# Ego One Drip Tip Durban



## daniel craig (27/6/15)

Where can I get an Ego One Drip Tip in durban? 
Any one has? 

I want to change my Twisp Aero mouthpiece because it's crap compared to the Ego One Drip Tip.


----------



## Derick (28/6/15)

The ego one uses a standard 510 size driptip, so any 510 driptip that strikes your fancy should do the trick

Reactions: Agree 1


----------



## daniel craig (28/6/15)

@Derick Problem here is that there isn't many shops I can actually find a drip tip at a reasonable price


----------



## Rob Fisher (28/6/15)

I'm afraid you need to go online for this... the Vape Shop at Gateway has drip tips!

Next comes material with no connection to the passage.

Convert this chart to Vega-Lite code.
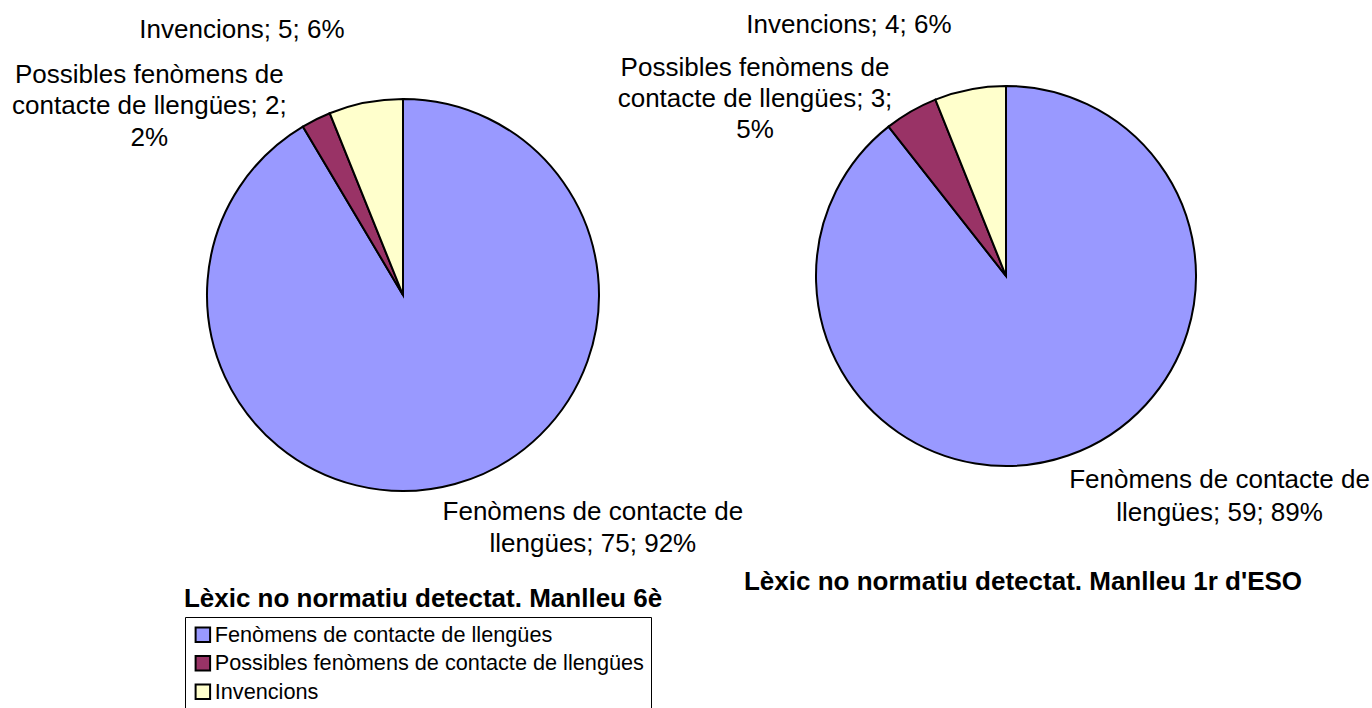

http://vapeshop.co.za/Electronic-Cigarette-Accessories#all


----------



## daniel craig (28/6/15)

Thanks @Rob Fisher seems like the only option  I wanted to get it from eciggies but the delivery will cost way more than the tip


----------



## Ravynheart (28/6/15)

Vape shop is the only place I know of in Durban. Their price is high but cheaper than if you buy with shipping


----------



## ET (29/6/15)

Where in durban are you at? Someone near you might have a spare


----------



## daniel craig (29/6/15)

I'm situated near musgrave 

Sent from my SM-N9005 using Tapatalk


----------



## Al3x (30/6/15)

daniel I'm in umbilo and have a couple of driptips you can have one of mine if you like
@daniel craig

Reactions: Winner 1


----------



## ET (30/6/15)

I'm all the way in pinetown, bit far from musgrave

Reactions: Like 1


----------